離婚届を出す前日…家族3人の写真撮影
悩んで悩んで、離婚を受け入れる事に決め、いよいよ明日、離婚届を出そうと決めた日。
すでに新しいアパートを決め、別の女性と住み始めていた夫とある場所で待ち合わせ…
娘の学資保険を夫の名義で契約していたため、名義変更のため顔を合わせました。
当時7か月の娘も一緒に3人で窓口を訪れ、名義変更の手続きを終え、さぁ帰ろうかというとき…
夫は「なんか飲む?」と自動販売機へ向かいました。そして3人でソファに座り、夫が買ってきた飲み物を飲みました。
フロアには他に誰もおらず、家族3人の時間。
夫は娘をあやし、笑わせている。
この家族が明日、離婚届を出すなんて、誰が思うでしょうか?
側から見たら家族の事情なんて、誰にも分からないですよね。人ん家のことなんて、当事者しか分からないなーと、つくづく感じます。
まったりソファでお茶してる、この家族。
夫はすでに一緒になりたい女性との生活が始まっていて、明日やっと願った離婚が成立する。
最後の家族の時間。とても切ない。
なんでこんな事になったのだろう。
どこにでもいる普通の家族なのに。
私にとっては、娘も夫も大切な家族なのに。
そしてジュースを飲み終え、お互いの車に乗ろうとした時、夫は写真を撮ろうと言いました。
正直、なんで明日離婚する私たちが写真を撮るのかと訳が分からなかったのですが、ここで揉めても仕方ないし、貴重な家族写真になるんだと思い、写真を撮ることにしました。
7ヶ月の娘を挟み、3人並んで穏やかな表情の写真。
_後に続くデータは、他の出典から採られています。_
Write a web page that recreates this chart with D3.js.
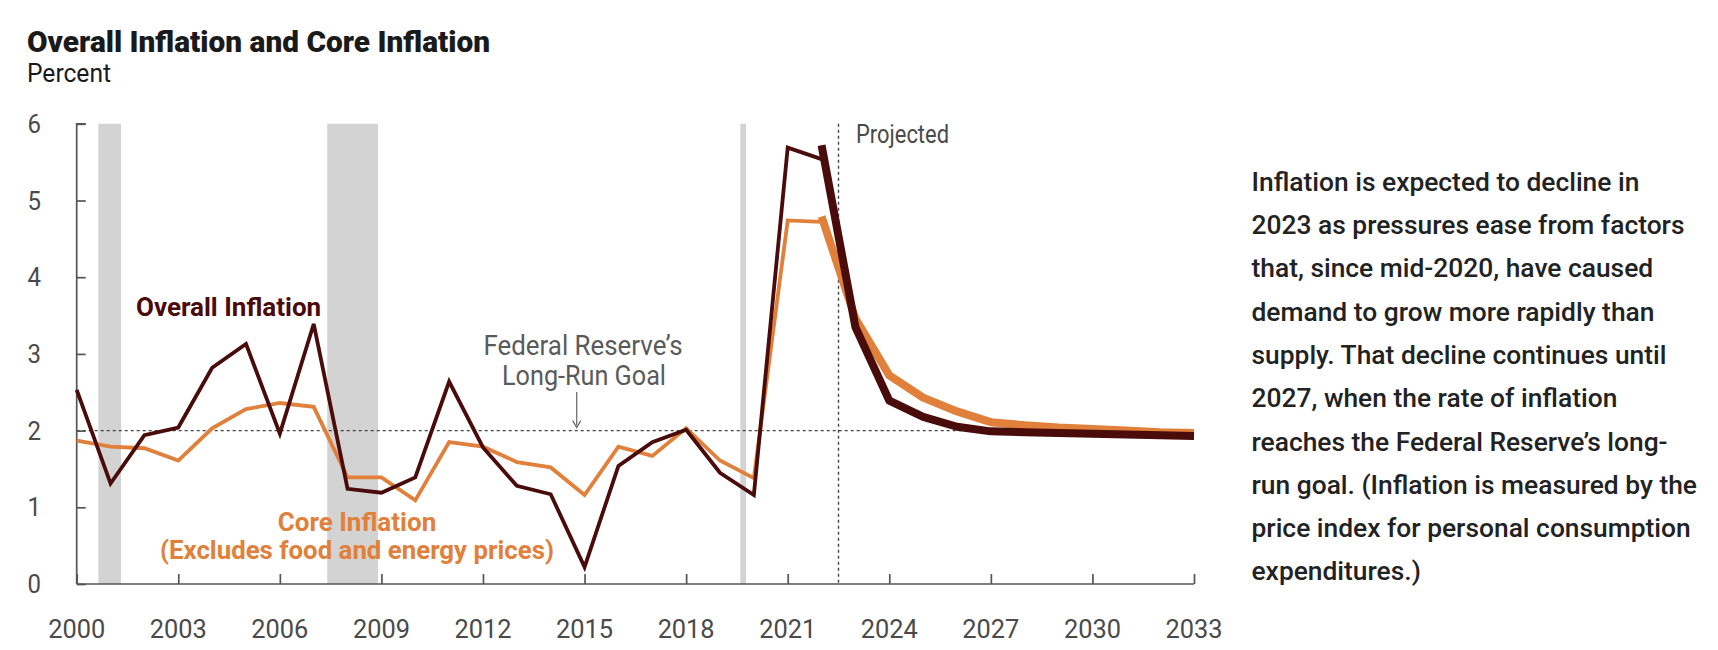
<!DOCTYPE html>
<html><head><meta charset="utf-8">
<script src="https://cdn.jsdelivr.net/npm/d3@7"></script>
<style>
html,body{margin:0;padding:0;background:#fff;}
svg{display:block;font-family:Roboto,"Noto Sans",sans-serif;}
</style></head>
<body><svg id="c" width="1718" height="650"></svg>
<script>
// ---- data ----
const histYears = [2000,2001,2002,2003,2004,2005,2006,2007,2008,2009,2010,2011,2012,2013,2014,2015,2016,2017,2018,2019,2020,2021,2022];
const overallHist = [2.53,1.31,1.94,2.04,2.82,3.13,1.96,3.39,1.24,1.19,1.39,2.64,1.78,1.28,1.17,0.22,1.54,1.85,2.01,1.45,1.16,5.69,5.54];
const coreHist = [1.87,1.79,1.77,1.61,2.03,2.28,2.36,2.31,1.39,1.39,1.09,1.85,1.79,1.59,1.52,1.16,1.79,1.67,2.03,1.61,1.38,4.74,4.72];
const projYears = [2022,2023,2024,2025,2026,2027,2028,2029,2030,2031,2032,2033];
const overallProj = [5.72,3.35,2.39,2.18,2.05,1.99,1.98,1.97,1.96,1.95,1.94,1.93];
const coreProj = [4.79,3.46,2.72,2.43,2.25,2.11,2.07,2.04,2.02,2.00,1.98,1.97];
const recessionStart = [2000.64,2007.40,2019.60];
const recessionEnd = [2001.31,2008.90,2019.77];
const xTicks = [2000,2003,2006,2009,2012,2015,2018,2021,2024,2027,2030,2033];
const yTicks = [0,1,2,3,4,5,6];
const goal = 2;
const projectedFrom = 2022.5;
const noteLines = [
 "Inflation is expected to decline in",
 "2023 as pressures ease from factors",
 "that, since mid-2020, have caused",
 "demand to grow more rapidly than",
 "supply. That decline continues until",
 "2027, when the rate of inflation",
 "reaches the Federal Reserve\u2019s long-",
 "run goal. (Inflation is measured by the",
 "price index for personal consumption",
 "expenditures.)"
];

// ---- chart ----
const svg = d3.select("#c");
const MAROON = "#4a0b0b", ORANGE = "#e0803a", AXIS = "#555", GRAYTXT = "#4a4a4a";
const x = d3.scaleLinear().domain([2000,2033]).range([76.7,1194]);
const y = d3.scaleLinear().domain([0,6]).range([584,123.8]);

function fit(sel, target){
  const w = sel.node().getComputedTextLength();
  if (Math.abs(w-target) > 1) sel.attr("textLength", target).attr("lengthAdjust","spacingAndGlyphs");
  return sel;
}

// recession bars
svg.append("g").selectAll("rect").data(recessionStart).join("rect")
  .attr("x", d => x(d))
  .attr("width", (d,i) => x(recessionEnd[i]) - x(d))
  .attr("y", y(6)).attr("height", y(0)-y(6))
  .attr("fill", "#d3d3d3");

// goal line
svg.append("line").attr("x1", x(2000)).attr("x2", x(2033))
  .attr("y1", y(goal)).attr("y2", y(goal))
  .attr("stroke", "#444").attr("stroke-width", 1.4).attr("stroke-dasharray", "3,3");

// projected line
svg.append("line").attr("x1", x(projectedFrom)).attr("x2", x(projectedFrom))
  .attr("y1", y(6)).attr("y2", y(0))
  .attr("stroke", "#444").attr("stroke-width", 1.4).attr("stroke-dasharray", "3,3");

// axes
const yAxis = d3.axisRight(y).tickValues(yTicks).tickSize(9).tickFormat("");
const gy = svg.append("g").attr("transform", `translate(${x(2000)},0)`).call(yAxis);
gy.select(".domain").attr("d", `M9,${y(6)}H0V${y(0)}`);
gy.selectAll("line, path").attr("stroke", AXIS).attr("stroke-width", 1.7);

const xAxis = d3.axisTop(x).tickValues(xTicks).tickSize(10).tickFormat("");
const gx = svg.append("g").attr("transform", `translate(0,${y(0)})`).call(xAxis);
gx.select(".domain").attr("d", `M${x(2000)},0H${x(2033)}`);
gx.selectAll("line, path").attr("stroke", AXIS).attr("stroke-width", 1.7);

// tick labels
svg.append("g").selectAll("text").data(yTicks).join("text")
  .attr("x", 41).attr("y", d => y(d) + 9)
  .attr("text-anchor", "end").attr("font-size", 26).attr("fill", GRAYTXT)
  .text(d => d)
  .each(function(){ fit(d3.select(this), 13.5); });
svg.append("g").selectAll("text").data(xTicks).join("text")
  .attr("x", d => x(d)).attr("y", 638)
  .attr("text-anchor", "middle").attr("font-size", 26).attr("fill", GRAYTXT)
  .text(d => d)
  .each(function(){ fit(d3.select(this), 57); });

// lines
const line = d3.line().x(d => x(d[0])).y(d => y(d[1]));
const pairs = (xs, vs) => xs.map((d,i) => [d, vs[i]]);
svg.append("path").attr("d", line(pairs(histYears, coreHist)))
  .attr("fill","none").attr("stroke",ORANGE).attr("stroke-width",3.8).attr("stroke-linejoin","miter");
svg.append("path").attr("d", line(pairs(histYears, overallHist)))
  .attr("fill","none").attr("stroke",MAROON).attr("stroke-width",3.8).attr("stroke-linejoin","miter");
svg.append("path").attr("d", line(pairs(projYears, coreProj)))
  .attr("fill","none").attr("stroke",ORANGE).attr("stroke-width",8).attr("stroke-linejoin","round");
svg.append("path").attr("d", line(pairs(projYears, overallProj)))
  .attr("fill","none").attr("stroke",MAROON).attr("stroke-width",8).attr("stroke-linejoin","round");

// title
fit(svg.append("text").attr("x", 27).attr("y", 52).attr("font-size", 30).attr("font-weight", 900)
  .attr("fill", "#1a1a1a").text("Overall Inflation and Core Inflation"), 463);
fit(svg.append("text").attr("x", 27).attr("y", 82).attr("font-size", 25)
  .attr("fill", "#1a1a1a").text("Percent"), 84);

// labels
fit(svg.append("text").attr("x", 136).attr("y", 316).attr("font-size", 26).attr("font-weight", 700)
  .attr("fill", MAROON).text("Overall Inflation"), 185);
fit(svg.append("text").attr("x", 357).attr("y", 531).attr("text-anchor","middle").attr("font-size", 26).attr("font-weight", 700)
  .attr("fill", ORANGE).text("Core Inflation"), 159);
fit(svg.append("text").attr("x", 357).attr("y", 559).attr("text-anchor","middle").attr("font-size", 26).attr("font-weight", 700)
  .attr("fill", ORANGE).text("(Excludes food and energy prices)"), 394);
fit(svg.append("text").attr("x", 583).attr("y", 355).attr("text-anchor","middle").attr("font-size", 28)
  .attr("fill", "#5a5a5a").text("Federal Reserve\u2019s"), 199);
fit(svg.append("text").attr("x", 584).attr("y", 385).attr("text-anchor","middle").attr("font-size", 28)
  .attr("fill", "#5a5a5a").text("Long-Run Goal"), 164);
// arrow
svg.append("line").attr("x1", 576.7).attr("x2", 576.7).attr("y1", 392).attr("y2", y(goal) - 5)
  .attr("stroke", "#666").attr("stroke-width", 1.2);
svg.append("path").attr("d", `M572.7,${y(goal)-10}L576.7,${y(goal)-3}L580.7,${y(goal)-10}`)
  .attr("fill","none").attr("stroke", "#666").attr("stroke-width", 1.2);
fit(svg.append("text").attr("x", 856).attr("y", 143).attr("font-size", 25)
  .attr("fill", GRAYTXT).text("Projected"), 93);

// note
const note = svg.append("g");
const nl = note.selectAll("text").data(noteLines).join("text")
  .attr("x", 1251.5).attr("y", (d,i) => 190.7 + i*43.3)
  .attr("font-size", 25.5).attr("font-weight", 500).attr("fill", "#222")
  .text(d => d);
const ratio = 433 / nl.filter((d,i) => i===1).node().getComputedTextLength();
nl.each(function(){ const s=d3.select(this); s.attr("textLength", s.node().getComputedTextLength()*ratio).attr("lengthAdjust","spacingAndGlyphs"); });
</script></body></html>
将来、娘に「こんな事もあったんよ」と笑って話しながらこの写真を見れるくらい、私は強い母になりたい。
父娘が良い関係でいられるよう、強くありたい。
そんな事を思いました。
そして私たちは別々の家へと帰りました。
その日の夜の事、私は夫にラインをしました。
「本当に離婚届を出す事に、迷いはない?」
今日、家族で穏やかな時間を過ごしたんだ。
もしかしたら、私はわずかに夫の心変わりを期待していたのかもしれません。
「迷いはないよ」と返ってきたとき、私はグッと心が硬くなるのを感じました。
母子家庭で娘を育てていく、その現実を精一杯受け止め、眠りにつきました。